Shows the field photos in some locations of landslide at a Tanah Runtuh, b Tanah Rata

7 Conclusion

It is difficult to differentiate between two types of landslides (shallow and deep-seated) and types of soil erosion (cut slope and bare soil) by using conventional approach. Therefore, this research proposes a hierarchal rule-based classification that aids to differentiate between the classes of landslides in Cameron Highlands, Malaysia. A high-resolution airborne LiDAR data and fuzzy logic supervised approach (FbSP) were used as the main data sources and optimization segmentation parameters, respectively. Correlation-based feature selection (CFS) was used to obtain the important features subset. Hierarchal rule-based classification LiDAR DEM data, orthophoto, texture features, and geometric features were used to improve the classification accuracy. The optimization of the segmentation parameters and the selection of features improved the computational efficiency of the workflow and enhanced the transferability of the hierarchal rule sets into different spatial subsets within the Cameron Highlands in Malaysia. The overall accuracy and the kappa index of the hierarchal approach in site “A” are 90.41 and 0.86%, respectively.
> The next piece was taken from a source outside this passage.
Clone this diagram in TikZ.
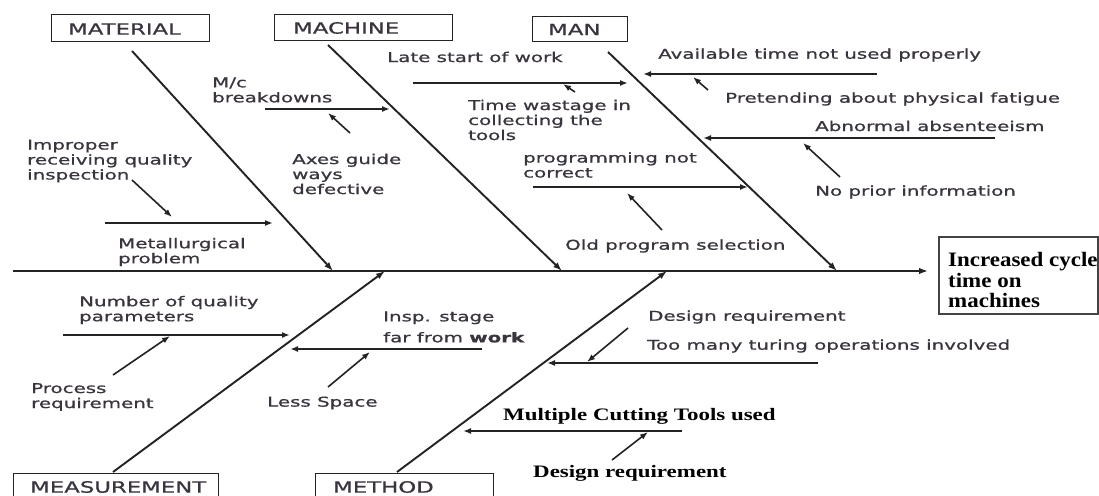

Furthermore, the overall accuracy and the kappa index for the site B are 87.33 and 0.81%, respectively. This indicated that developing hierarchal rule sets based on optimized techniques with the aid of VHR airborne LiDAR DEM data, spectral, and spatial features are effective in differentiating different types of landslides and soil erosion in tropical regions. This method offers future solution to geospatial issues in managing landslide hazards and risk assessments.